A Elena Ferrante le suelen preguntar por qué sus personajes son siempre mujeres y por qué además mujeres que sufren, pero ella desestima esa mirada y dice algo muy parecido a lo que Natalia Ginzburg desarrolló tantas veces. Cuenta que siempre quiso escribir sobre la vida de dos amigas a lo largo del tiempo y que esos personajes trataran de romper con la tradición de madres y abuelas –algo que se ve muy especialmente en su celebradísima tetralogía Dos amigas-, pero que nunca lo logran. “La diferencia está en que ellas no los sufren con pasividad –se refiere a los fantasmas de sus ancestros-, sino que luchan y salen adelante”. 

“Dos mujeres se entienden muy bien cuando se ponen a hablar del pozo oscuro e intercambian impresiones sobre esos pozos y sobre la absoluta incapacidad que sienten entonces de comunicarse con los demás y de hacer algo serio, y sobre los forcejeos para mantenerse a flote”, reflexionaba Ginzburg en –otra vez- el larguísimo prólogo de A propósito de las mujeres.  Esa mirada tan sin artificios que aparece en las vidas de la Lila y la Elena de Dos amigas ya se había esbozado sutilmente muchos años antes en el relato Los zapatos rotos, del precioso volumen que reúne textos de diferentes épocas de Ginzburg, Las pequeñas virtudes. Hay allí también dos amigas, una de ellas es la propia Natalia, que viven juntas por unos meses en la Italia a punto de la liberación, la de 1945; ambas tienen sus únicos zapatos rotos: “Yo llevo rotos los zapatos y la amiga con la que vivo en este momento también lleva rotos los zapatos. Si le hablo del tiempo en que yo seré una vieja escritora famosa, ella inmediatamente me pregunta: ¿Qué zapatos llevarás? Entonces yo le digo que llevaré zapatos de gamuza verde, con una gran hebilla de oro a un lado”.

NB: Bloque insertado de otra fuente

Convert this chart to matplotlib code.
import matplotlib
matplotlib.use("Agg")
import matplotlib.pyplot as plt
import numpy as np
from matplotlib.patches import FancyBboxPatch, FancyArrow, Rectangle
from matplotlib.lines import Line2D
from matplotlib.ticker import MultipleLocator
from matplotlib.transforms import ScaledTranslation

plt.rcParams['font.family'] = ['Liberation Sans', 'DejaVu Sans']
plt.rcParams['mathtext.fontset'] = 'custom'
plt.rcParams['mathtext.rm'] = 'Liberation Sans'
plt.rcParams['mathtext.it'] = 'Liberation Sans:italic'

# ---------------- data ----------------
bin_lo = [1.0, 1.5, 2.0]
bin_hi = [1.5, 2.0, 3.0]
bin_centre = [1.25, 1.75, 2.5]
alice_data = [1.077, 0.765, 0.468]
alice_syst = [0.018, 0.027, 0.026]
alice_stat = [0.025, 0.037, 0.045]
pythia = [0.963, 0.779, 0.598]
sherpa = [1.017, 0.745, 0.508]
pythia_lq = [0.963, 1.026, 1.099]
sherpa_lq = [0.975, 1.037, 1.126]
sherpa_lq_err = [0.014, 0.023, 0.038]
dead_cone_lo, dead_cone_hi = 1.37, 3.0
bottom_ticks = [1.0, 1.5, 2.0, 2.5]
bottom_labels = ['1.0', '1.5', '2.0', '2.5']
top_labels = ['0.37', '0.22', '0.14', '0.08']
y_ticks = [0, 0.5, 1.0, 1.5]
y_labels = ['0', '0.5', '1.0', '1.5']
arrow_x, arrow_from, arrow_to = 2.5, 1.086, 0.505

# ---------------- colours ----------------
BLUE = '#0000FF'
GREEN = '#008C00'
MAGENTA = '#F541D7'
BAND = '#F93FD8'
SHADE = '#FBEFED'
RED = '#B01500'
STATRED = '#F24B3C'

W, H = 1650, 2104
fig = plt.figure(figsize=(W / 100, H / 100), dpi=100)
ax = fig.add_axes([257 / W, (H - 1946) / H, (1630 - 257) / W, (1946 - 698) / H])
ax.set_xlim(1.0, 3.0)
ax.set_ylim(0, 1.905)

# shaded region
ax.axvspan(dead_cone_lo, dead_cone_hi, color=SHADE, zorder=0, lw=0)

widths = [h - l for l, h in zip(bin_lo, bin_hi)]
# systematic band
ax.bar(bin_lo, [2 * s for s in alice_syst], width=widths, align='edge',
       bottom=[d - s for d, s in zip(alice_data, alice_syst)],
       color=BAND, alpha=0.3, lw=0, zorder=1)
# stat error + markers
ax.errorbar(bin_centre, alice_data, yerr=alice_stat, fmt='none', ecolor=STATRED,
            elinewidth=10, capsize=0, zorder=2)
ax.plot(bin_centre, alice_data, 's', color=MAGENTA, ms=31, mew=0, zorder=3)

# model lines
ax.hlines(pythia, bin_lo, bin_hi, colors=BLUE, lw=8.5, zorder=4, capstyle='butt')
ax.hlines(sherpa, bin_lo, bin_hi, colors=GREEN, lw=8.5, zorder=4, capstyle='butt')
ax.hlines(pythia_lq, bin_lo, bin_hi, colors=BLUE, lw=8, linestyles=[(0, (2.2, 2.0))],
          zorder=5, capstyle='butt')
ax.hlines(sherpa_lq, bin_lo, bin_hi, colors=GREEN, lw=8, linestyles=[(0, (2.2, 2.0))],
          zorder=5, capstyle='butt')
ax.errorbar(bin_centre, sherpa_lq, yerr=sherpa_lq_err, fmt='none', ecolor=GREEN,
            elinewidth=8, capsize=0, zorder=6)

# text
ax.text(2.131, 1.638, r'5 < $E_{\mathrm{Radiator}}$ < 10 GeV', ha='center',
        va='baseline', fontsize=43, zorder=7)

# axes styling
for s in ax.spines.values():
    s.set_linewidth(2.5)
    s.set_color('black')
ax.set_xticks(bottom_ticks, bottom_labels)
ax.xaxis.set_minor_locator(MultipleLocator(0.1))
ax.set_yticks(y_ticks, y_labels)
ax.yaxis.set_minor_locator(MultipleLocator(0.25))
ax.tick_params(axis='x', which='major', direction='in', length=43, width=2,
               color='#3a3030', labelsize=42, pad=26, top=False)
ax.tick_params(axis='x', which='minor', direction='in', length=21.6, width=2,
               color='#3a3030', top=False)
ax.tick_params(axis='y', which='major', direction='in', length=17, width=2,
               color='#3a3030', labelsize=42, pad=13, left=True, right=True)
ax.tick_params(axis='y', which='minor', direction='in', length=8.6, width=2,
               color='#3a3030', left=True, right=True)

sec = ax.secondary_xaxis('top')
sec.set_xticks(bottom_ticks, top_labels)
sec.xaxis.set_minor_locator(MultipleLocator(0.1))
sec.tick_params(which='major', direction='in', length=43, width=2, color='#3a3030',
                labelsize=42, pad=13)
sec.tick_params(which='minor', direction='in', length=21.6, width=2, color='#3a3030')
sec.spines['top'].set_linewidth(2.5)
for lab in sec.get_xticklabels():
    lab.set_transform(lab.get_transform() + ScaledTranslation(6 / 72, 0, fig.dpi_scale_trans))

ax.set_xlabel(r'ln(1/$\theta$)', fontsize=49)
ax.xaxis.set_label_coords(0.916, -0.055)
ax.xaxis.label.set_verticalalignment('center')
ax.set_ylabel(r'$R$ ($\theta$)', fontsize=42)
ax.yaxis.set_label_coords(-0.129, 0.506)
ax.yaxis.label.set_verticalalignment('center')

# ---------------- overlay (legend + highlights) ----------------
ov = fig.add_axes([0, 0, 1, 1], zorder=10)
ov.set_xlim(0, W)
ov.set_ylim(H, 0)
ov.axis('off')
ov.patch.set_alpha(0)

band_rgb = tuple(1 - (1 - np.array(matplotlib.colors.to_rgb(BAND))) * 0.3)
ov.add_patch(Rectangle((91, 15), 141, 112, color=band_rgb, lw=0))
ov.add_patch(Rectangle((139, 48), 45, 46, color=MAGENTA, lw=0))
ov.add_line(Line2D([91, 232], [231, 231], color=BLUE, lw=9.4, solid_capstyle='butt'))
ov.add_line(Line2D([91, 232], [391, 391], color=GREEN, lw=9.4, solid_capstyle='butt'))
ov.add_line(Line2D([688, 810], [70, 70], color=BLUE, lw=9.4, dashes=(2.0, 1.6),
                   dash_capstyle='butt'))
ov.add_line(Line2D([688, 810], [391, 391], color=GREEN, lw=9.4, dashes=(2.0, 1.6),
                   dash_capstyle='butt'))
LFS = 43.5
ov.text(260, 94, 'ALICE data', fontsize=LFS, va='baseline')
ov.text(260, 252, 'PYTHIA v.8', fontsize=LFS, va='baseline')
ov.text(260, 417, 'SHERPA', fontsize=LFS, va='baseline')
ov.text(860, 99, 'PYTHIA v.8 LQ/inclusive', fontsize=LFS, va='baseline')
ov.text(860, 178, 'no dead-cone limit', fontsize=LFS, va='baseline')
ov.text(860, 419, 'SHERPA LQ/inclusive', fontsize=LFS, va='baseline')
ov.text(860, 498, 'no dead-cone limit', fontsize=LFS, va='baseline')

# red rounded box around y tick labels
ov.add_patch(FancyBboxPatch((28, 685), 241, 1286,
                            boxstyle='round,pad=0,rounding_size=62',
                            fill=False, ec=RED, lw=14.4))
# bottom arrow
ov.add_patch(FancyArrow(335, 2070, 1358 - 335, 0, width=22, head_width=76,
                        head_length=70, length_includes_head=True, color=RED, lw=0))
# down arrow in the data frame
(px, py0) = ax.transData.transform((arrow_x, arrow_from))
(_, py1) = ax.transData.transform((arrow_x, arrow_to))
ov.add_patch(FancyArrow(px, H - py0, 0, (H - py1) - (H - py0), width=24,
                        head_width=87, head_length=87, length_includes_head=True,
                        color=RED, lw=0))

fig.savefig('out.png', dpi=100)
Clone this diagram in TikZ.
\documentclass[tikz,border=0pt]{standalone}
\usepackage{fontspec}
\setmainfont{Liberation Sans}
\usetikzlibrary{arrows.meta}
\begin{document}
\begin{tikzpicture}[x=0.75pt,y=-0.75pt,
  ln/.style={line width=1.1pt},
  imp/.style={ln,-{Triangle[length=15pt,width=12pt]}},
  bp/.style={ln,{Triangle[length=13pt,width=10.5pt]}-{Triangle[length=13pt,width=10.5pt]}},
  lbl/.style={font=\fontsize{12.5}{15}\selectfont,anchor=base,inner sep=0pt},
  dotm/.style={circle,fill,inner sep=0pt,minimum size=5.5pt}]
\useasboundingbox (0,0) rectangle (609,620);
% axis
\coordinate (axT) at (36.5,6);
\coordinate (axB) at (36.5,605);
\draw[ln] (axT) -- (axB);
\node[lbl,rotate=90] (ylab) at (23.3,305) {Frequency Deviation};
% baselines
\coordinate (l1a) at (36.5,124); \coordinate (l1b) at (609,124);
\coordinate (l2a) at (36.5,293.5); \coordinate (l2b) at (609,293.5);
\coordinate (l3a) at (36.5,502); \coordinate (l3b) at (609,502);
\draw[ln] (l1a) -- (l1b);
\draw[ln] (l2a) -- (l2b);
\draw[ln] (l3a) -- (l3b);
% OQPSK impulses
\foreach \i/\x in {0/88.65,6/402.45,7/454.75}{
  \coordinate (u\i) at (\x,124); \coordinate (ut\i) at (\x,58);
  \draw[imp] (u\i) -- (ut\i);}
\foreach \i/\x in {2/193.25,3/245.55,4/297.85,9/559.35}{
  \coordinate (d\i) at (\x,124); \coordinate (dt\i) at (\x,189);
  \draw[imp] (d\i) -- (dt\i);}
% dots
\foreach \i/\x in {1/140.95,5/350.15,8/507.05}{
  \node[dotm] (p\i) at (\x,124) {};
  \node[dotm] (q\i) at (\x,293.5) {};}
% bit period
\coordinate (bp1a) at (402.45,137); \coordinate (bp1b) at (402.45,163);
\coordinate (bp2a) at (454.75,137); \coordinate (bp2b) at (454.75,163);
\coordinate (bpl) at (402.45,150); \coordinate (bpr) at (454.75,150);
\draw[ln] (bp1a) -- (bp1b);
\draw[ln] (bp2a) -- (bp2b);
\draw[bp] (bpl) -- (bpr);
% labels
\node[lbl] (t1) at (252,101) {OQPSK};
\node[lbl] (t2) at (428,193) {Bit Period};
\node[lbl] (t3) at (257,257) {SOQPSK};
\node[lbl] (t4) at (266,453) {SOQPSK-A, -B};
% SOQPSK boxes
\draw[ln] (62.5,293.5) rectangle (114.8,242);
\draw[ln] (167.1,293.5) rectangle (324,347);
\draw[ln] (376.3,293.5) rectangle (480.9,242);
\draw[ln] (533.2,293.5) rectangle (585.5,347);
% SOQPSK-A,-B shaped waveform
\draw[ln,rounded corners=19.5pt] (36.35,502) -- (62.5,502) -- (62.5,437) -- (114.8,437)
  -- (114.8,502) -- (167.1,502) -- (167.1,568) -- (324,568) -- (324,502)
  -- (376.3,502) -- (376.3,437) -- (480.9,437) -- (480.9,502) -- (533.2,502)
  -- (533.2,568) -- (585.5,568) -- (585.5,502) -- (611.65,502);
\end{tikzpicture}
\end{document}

Con un estilo siempre directo, simple, coloquial, despojado, áspero, a menudo devastador, Natalia y Elena nunca llegaron a cruzarse, la primera atravesó el siglo XX como activista política, escritora y editora; la segunda, en pleno siglo XXI, desde un resuelto anonimato tal vez algo marketinero, pero ambas, declaradas admiradoras de Chejov,  trazaron perfiles precisos de la mujer italiana contemporánea.